Há dias precisava ir aos Correios, mas a preguiça, inicialmente, e depois a preguiça e a chuva, uniram-se na tarefa de me convencer a adiar este ato sem importância. Não sou muito de planejar coisas assim simples, deixo o planejamento para as grandiosas e bem remuneradas. Estas coisas simples as faço por contingência e então, em nome dela, obriguei-me, numa tarde ainda chuvosa, a descolar meus glúteos da cadeira. Enfiei um DVD dentro de um envelope, depois de tê-lo enrolado em muito jornal e fita crepe, preenchi o envelope, peguei o guarda-chuva novo e saí em direção aos Correios da Venâncio Aires.

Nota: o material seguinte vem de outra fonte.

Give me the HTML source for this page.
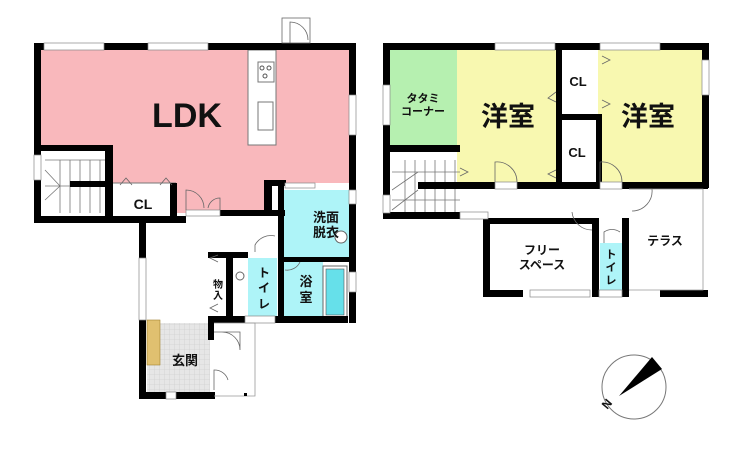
<!DOCTYPE html>
<html><head><meta charset="utf-8"><style>
html,body{margin:0;padding:0;background:#fff;}
svg{display:block;}
text{font-family:"Liberation Sans","Noto Sans CJK JP",sans-serif;font-weight:bold;fill:#111;}
</style></head><body>
<svg width="740" height="460" viewBox="0 0 740 460" xmlns="http://www.w3.org/2000/svg">
<defs>
<pattern id="grid" width="5" height="5" patternUnits="userSpaceOnUse">
<rect width="5" height="5" fill="#e6e6e6"/><path d="M5 0V5H0" fill="none" stroke="#c8c8c8" stroke-width="0.6"/>
</pattern>
</defs>
<!-- LEFT PLAN fills -->
<path d="M41 49H350V183H268V213H176V183H112V148H41Z" fill="#f9b8bc"/>
<path d="M112 183H176" stroke="#777" stroke-width="1"/>
<rect x="283" y="190" width="67" height="67" fill="#aef4f8"/>
<rect x="284" y="262" width="39" height="56" fill="#aef4f8"/>
<rect x="323" y="266" width="24" height="52" fill="#fff" stroke="#666" stroke-width="1"/>
<rect x="326" y="269" width="18" height="46" fill="#66e0ea" stroke="#555" stroke-width="0.6"/>
<rect x="248" y="258" width="29" height="60" fill="#aef4f8"/>
<rect x="147" y="323" width="63" height="70" fill="url(#grid)"/>
<rect x="147" y="320" width="13" height="45" fill="#e0c070" stroke="#a08030" stroke-width="0.6"/>
<!-- kitchen counter -->
<rect x="248" y="50" width="28" height="95" fill="#fff" stroke="#777"/>
<rect x="258" y="62" width="16" height="20" fill="#fff" stroke="#777"/>
<circle cx="262" cy="68" r="2" fill="none" stroke="#555"/><circle cx="269" cy="68" r="2" fill="none" stroke="#555"/><circle cx="265" cy="76" r="2" fill="none" stroke="#555"/>
<rect x="258" y="102" width="15" height="28" fill="#fff" stroke="#777"/>
<!-- stairs left -->
<g stroke="#777" stroke-width="0.8" fill="none">
<path d="M60 160V213M70 160V213M80 160V213M90 160V213M100 160V213M45 160H108M45 186H108M45 200L60 186M45 170L60 186"/>
</g>
<!-- walls left plan -->
<g fill="#000">
<rect x="34" y="43" width="322" height="7"/>
<rect x="34" y="43" width="7" height="180"/>
<rect x="349" y="43" width="7" height="280"/>
<rect x="34" y="216" width="152" height="7"/>
<rect x="218" y="210" width="67" height="6"/>
<rect x="105" y="145" width="8" height="78"/>
<rect x="41" y="145" width="70" height="6"/>
<rect x="70" y="181" width="40" height="6"/>
<rect x="170" y="183" width="7" height="36"/>
<rect x="264" y="180" width="8" height="36"/>
<rect x="264" y="180" width="22" height="6"/>
<rect x="278" y="186" width="6" height="137"/>
<rect x="139" y="218" width="7" height="180"/>
<rect x="139" y="392" width="76" height="7"/>
<rect x="208" y="320" width="6" height="20"/>
<rect x="208" y="252" width="40" height="6"/>
<rect x="226" y="252" width="7" height="70"/>
<rect x="208" y="316" width="140" height="7"/>
<rect x="280" y="257" width="70" height="5"/>
</g>
<!-- windows (white gaps) -->
<g fill="#fff" stroke="#888" stroke-width="0.7">
<rect x="44" y="43" width="60" height="7"/><rect x="148" y="43" width="60" height="7"/>
<rect x="349" y="95" width="7" height="40"/><rect x="139" y="258" width="7" height="62"/>
<rect x="34" y="155" width="7" height="25"/><rect x="349" y="190" width="7" height="14"/>
<rect x="349" y="272" width="7" height="20"/><rect x="285" y="183" width="30" height="5"/>
<rect x="186" y="210" width="34" height="6"/><rect x="245" y="316" width="30" height="7"/>
<rect x="166" y="392" width="10" height="7"/>
</g>
<!-- doors left -->
<g fill="none" stroke="#666" stroke-width="0.8">
<rect x="282" y="18" width="28" height="25"/><path d="M290 43V22A18 18 0 0 1 308 40"/>
<path d="M186 210V190A18 18 0 0 1 204 208M220 210V198A12 12 0 0 0 208 208"/>
<path d="M255 252V245A18 18 0 0 1 275 236"/>
<path d="M285 270A14 14 0 0 0 300 262"/>
<path d="M214 332H240V350A18 18 0 0 0 222 332M214 390V370A14 14 0 0 1 228 380"/>
<path d="M214 323H255V396H214" stroke="#999"/>
<path d="M120 185L126 178L132 185M160 185L166 178L172 185M218 262L210 258L218 255M218 312L210 308L218 304"/>
</g>
<rect x="244" y="393" width="3" height="3" fill="#000"/>
<circle cx="341" cy="237" r="6" fill="#fff" stroke="#666"/>
<circle cx="240" cy="276" r="4" fill="#fff" stroke="#666"/>
<!-- labels left -->
<text x="187" y="127" font-size="34" text-anchor="middle">LDK</text>
<text x="143" y="209" font-size="14" text-anchor="middle">CL</text>
<text x="326" y="222" font-size="13" text-anchor="middle">洗面</text>
<text x="326" y="237" font-size="13" text-anchor="middle">脱衣</text>
<text x="306" y="286" font-size="13" text-anchor="middle">浴</text>
<text x="306" y="302" font-size="13" text-anchor="middle">室</text>
<text x="264" y="277" font-size="12" text-anchor="middle">ト</text>
<text x="264" y="292" font-size="12" text-anchor="middle">イ</text>
<text x="264" y="308" font-size="12" text-anchor="middle">レ</text>
<text x="218" y="288" font-size="10" text-anchor="middle">物</text>
<text x="218" y="299" font-size="10" text-anchor="middle">入</text>
<text x="185" y="365" font-size="13" text-anchor="middle">玄関</text>

<!-- RIGHT PLAN -->
<rect x="390" y="50" width="67" height="98" fill="#b6f0b0"/>
<rect x="457" y="50" width="101" height="133" fill="#f8f8b0"/>
<rect x="598" y="50" width="105" height="133" fill="#f8f8b0"/>
<rect x="600" y="243" width="22" height="47" fill="#aef4f8"/>
<g stroke="#777" stroke-width="0.8" fill="none">
<path d="M405 160V212M415 160V212M425 160V212M435 160V212M445 160V212M455 160V212M392 172H460M392 200H460M392 190L418 172M392 210L418 190"/>
</g>
<g fill="#000">
<rect x="383" y="43" width="325" height="7"/>
<rect x="383" y="43" width="7" height="175"/>
<rect x="702" y="43" width="7" height="145"/>
<rect x="383" y="212" width="82" height="7"/>
<rect x="390" y="145" width="70" height="7"/>
<rect x="418" y="182" width="290" height="7"/>
<rect x="556" y="43" width="6" height="145"/>
<rect x="596" y="115" width="6" height="73"/>
<rect x="556" y="114" width="46" height="6"/>
<rect x="483" y="218" width="113" height="6"/>
<rect x="483" y="218" width="7" height="79"/>
<rect x="483" y="290" width="40" height="7"/>
<rect x="592" y="218" width="7" height="79"/>
<rect x="622" y="218" width="7" height="79"/>
<rect x="660" y="290" width="48" height="7"/>
</g>
<g fill="#fff" stroke="#888" stroke-width="0.7">
<rect x="495" y="43" width="60" height="7"/><rect x="600" y="43" width="60" height="7"/>
<rect x="702" y="60" width="7" height="35"/><rect x="383" y="85" width="7" height="40"/>
<rect x="383" y="195" width="7" height="18"/><rect x="460" y="212" width="28" height="7"/>
<rect x="495" y="182" width="22" height="7"/><rect x="600" y="182" width="22" height="7"/>
<rect x="530" y="290" width="60" height="7"/><rect x="599" y="290" width="23" height="7"/>
</g>
<g fill="none" stroke="#666" stroke-width="0.8">
<path d="M495 182V162A20 20 0 0 1 517 182M600 182V162A20 20 0 0 1 622 182"/>
<path d="M629 189H652A20 20 0 0 1 632 211"/>
<path d="M592 230A20 20 0 0 1 572 212"/>
<path d="M604 243V232A14 14 0 0 1 620 232"/>
<path d="M629 189H703V290H629" stroke="#999"/>
<path d="M556 92L548 98L556 102M556 170L548 174L556 178M602 56L610 60L602 64M602 100L610 104L602 108M460 168L468 172L460 176"/>
</g>
<text x="423" y="102" font-size="11" text-anchor="middle">タタミ</text>
<text x="423" y="115" font-size="11" text-anchor="middle">コーナー</text>
<text x="508" y="126" font-size="27" text-anchor="middle">洋室</text>
<text x="648" y="126" font-size="27" text-anchor="middle">洋室</text>
<text x="578" y="86" font-size="13" text-anchor="middle">CL</text>
<text x="577" y="157" font-size="13" text-anchor="middle">CL</text>
<text x="542" y="254" font-size="12" text-anchor="middle">フリー</text>
<text x="542" y="269" font-size="12" text-anchor="middle">スペース</text>
<text x="665" y="245" font-size="12" text-anchor="middle">テラス</text>
<text x="611" y="258" font-size="11" text-anchor="middle">ト</text>
<text x="611" y="271" font-size="11" text-anchor="middle">イ</text>
<text x="611" y="284" font-size="11" text-anchor="middle">レ</text>

<!-- compass -->
<circle cx="634" cy="387" r="32" fill="#fff" stroke="#777" stroke-width="1"/>
<path d="M619 396L652 357L662 369Z" fill="#000"/>
<text x="607" y="408" font-size="12" font-weight="normal" transform="rotate(-50 607 404)" text-anchor="middle">N</text>
</svg>
</body></html>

Na saída do bairro, Vila Nova, deparei-me com a indefectível parede de vagões da ALL. É impressionante como cada vez eles são mais numerosos. Passam de cem, por certo. Poderiam ser utilizados como indicador da atividade econômica. Fazem isto com o consumo de cartão corrugado que é utilizado para fazer embalagens. Bem, se podem, significa que nossa economia cresce em ritmo asiático, assim como o tempo às margens dos trilhos. Já esperava há mais de 10 minutos, começou a cair uns pingos e talvez não pegasse a agência aberta. Tive sorte, porém, e a passos largos alcancei a avenida Freitas Valle e de lá os Correios. Fiquei um pouco perdido com o novo sistema de filas, mas o gerente me orientou e eu consegui, enfim, enviar o tal portifólio.
De novo, na Freitas Valle, testemunhei uma cena insólita e comovente: uma mulher chorava quase a beira do desespero, amparada a um muro de umas das belas residências da avenida. Caía uma chuva branda. Os que passavam, talvez também se comovessem, mas seguiam, sem prestar socorro, constrangidos pelo sofrimento tão genuíno. Se ela gritasse, quem sabe, eles se sentiriam mais à vontade para ajudar, mas ela apenas soluçava; o rosto encharcado de lágrimas e chuva, as pernas trôpegas. Eu interferi, aparei-a e a conduzi até o carro-lanche da esquina. Dei-lhe água, mas fiquei em silêncio, sem perguntas. Então, ela já recomposta, entre soluços e como quem se sente na obrigação de dar uma explicação, disse que minutos atrás havia rompido com seu namorado. Explicou que não era bem um namoro e sim um envolvimento informal, pois ele tinha uma noiva; médica, no Paraná. Mas ainda assim o amava, dizia sem precisar dizer. Ela tomara a iniciativa do rompimento, não se veriam jamais, pois estava cansada daquelas migalhas e em dois dias sairia da cidade, por um longo período. Diante desta resignação, pensei, por que então tanto sofrimento e sem que pedisse - revelou a mulher - ele só via a noiva a cada três, quatro meses, que nem sequer uma foto dela sobre a escrivaninha ele colocara, não havia rastros da vida dela na dele, nenhum indício, nome, filmes, poemas e músicas preferidas, mas ainda assim ele preferia “a doutora paranaense”. “O mais doloroso” disse ela “é não saber se eles têm planos”. Atormentava-a o fato de não saber se eles planejavam uma vida lado a lado. Ela sim tinha planos: decorar uma casa juntos, fazer espagueti nas quartas-feiras, ir a Gramado no Natal, quem sabe comprar um apartamento juntos, ter três cães e um filho. “Será que eles têm estes planos ou outros planos?”. Ela agradeceu-me com um beijo no rosto e foi embora e quando deixou a cobertura da lachonete, uma chuva torrencial desabou e ela seguiu pela rua de alma lavada.
Depois disso, se não já gostava de planos, decidi gostar ainda menos.